EXERCISE GOAL
Reproduce all the lines below exactly and omit the images.

[Start GIVEN DATA]

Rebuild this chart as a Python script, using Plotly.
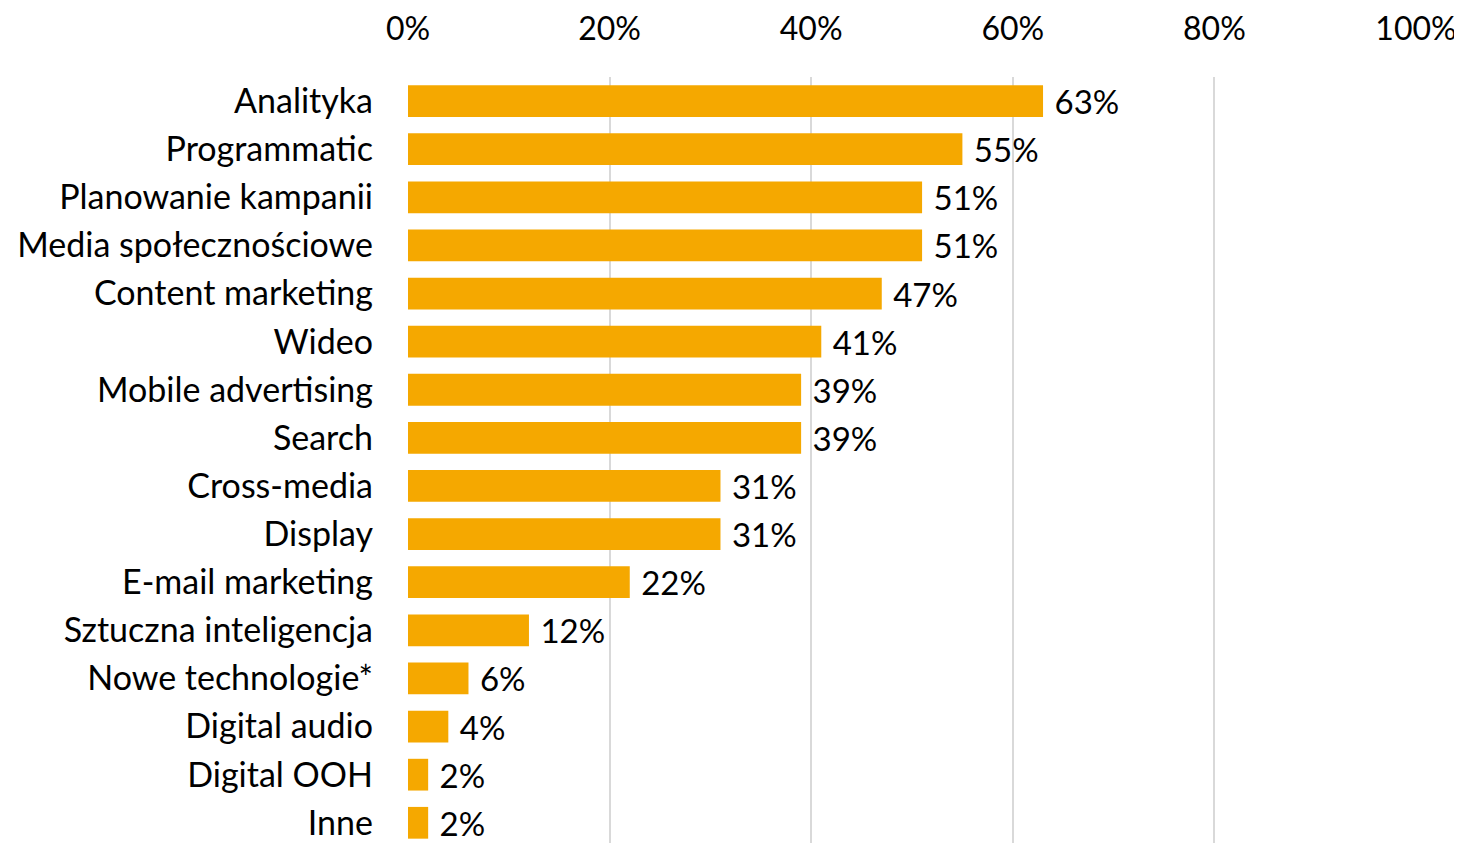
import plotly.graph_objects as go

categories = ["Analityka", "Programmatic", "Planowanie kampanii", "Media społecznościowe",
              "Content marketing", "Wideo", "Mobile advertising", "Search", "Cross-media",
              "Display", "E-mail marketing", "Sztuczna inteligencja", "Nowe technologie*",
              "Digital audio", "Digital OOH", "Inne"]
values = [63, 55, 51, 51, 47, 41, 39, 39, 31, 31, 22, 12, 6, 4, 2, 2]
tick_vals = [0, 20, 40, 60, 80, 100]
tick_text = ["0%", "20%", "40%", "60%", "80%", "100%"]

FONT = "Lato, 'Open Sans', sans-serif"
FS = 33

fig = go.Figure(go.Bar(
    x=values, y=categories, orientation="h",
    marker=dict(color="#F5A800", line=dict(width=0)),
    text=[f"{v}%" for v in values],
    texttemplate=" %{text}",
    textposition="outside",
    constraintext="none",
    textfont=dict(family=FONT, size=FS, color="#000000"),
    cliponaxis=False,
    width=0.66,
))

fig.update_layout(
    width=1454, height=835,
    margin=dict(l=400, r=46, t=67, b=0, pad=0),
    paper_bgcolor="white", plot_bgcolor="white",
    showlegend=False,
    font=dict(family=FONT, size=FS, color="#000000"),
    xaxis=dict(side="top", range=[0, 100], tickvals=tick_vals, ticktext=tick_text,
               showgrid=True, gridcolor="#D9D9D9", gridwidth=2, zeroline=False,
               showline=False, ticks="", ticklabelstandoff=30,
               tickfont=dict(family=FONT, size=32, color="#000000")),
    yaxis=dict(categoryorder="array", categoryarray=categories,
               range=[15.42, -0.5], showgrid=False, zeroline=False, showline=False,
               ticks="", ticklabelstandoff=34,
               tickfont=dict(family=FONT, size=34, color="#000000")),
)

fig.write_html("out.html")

[End GIVEN DATA]

PROBLEM SOLUTION
Rebuild this chart as a Python script, using Plotly.
import plotly.graph_objects as go

categories = ["Analityka", "Programmatic", "Planowanie kampanii", "Media społecznościowe",
              "Content marketing", "Wideo", "Mobile advertising", "Search", "Cross-media",
              "Display", "E-mail marketing", "Sztuczna inteligencja", "Nowe technologie*",
              "Digital audio", "Digital OOH", "Inne"]
values = [63, 55, 51, 51, 47, 41, 39, 39, 31, 31, 22, 12, 6, 4, 2, 2]
tick_vals = [0, 20, 40, 60, 80, 100]
tick_text = ["0%", "20%", "40%", "60%", "80%", "100%"]

FONT = "Lato, 'Open Sans', sans-serif"
FS = 33

fig = go.Figure(go.Bar(
    x=values, y=categories, orientation="h",
    marker=dict(color="#F5A800", line=dict(width=0)),
    text=[f"{v}%" for v in values],
    texttemplate=" %{text}",
    textposition="outside",
    constraintext="none",
    textfont=dict(family=FONT, size=FS, color="#000000"),
    cliponaxis=False,
    width=0.66,
))

fig.update_layout(
    width=1454, height=835,
    margin=dict(l=400, r=46, t=67, b=0, pad=0),
    paper_bgcolor="white", plot_bgcolor="white",
    showlegend=False,
    font=dict(family=FONT, size=FS, color="#000000"),
    xaxis=dict(side="top", range=[0, 100], tickvals=tick_vals, ticktext=tick_text,
               showgrid=True, gridcolor="#D9D9D9", gridwidth=2, zeroline=False,
               showline=False, ticks="", ticklabelstandoff=30,
               tickfont=dict(family=FONT, size=32, color="#000000")),
    yaxis=dict(categoryorder="array", categoryarray=categories,
               range=[15.42, -0.5], showgrid=False, zeroline=False, showline=False,
               ticks="", ticklabelstandoff=34,
               tickfont=dict(family=FONT, size=34, color="#000000")),
)

fig.write_html("out.html")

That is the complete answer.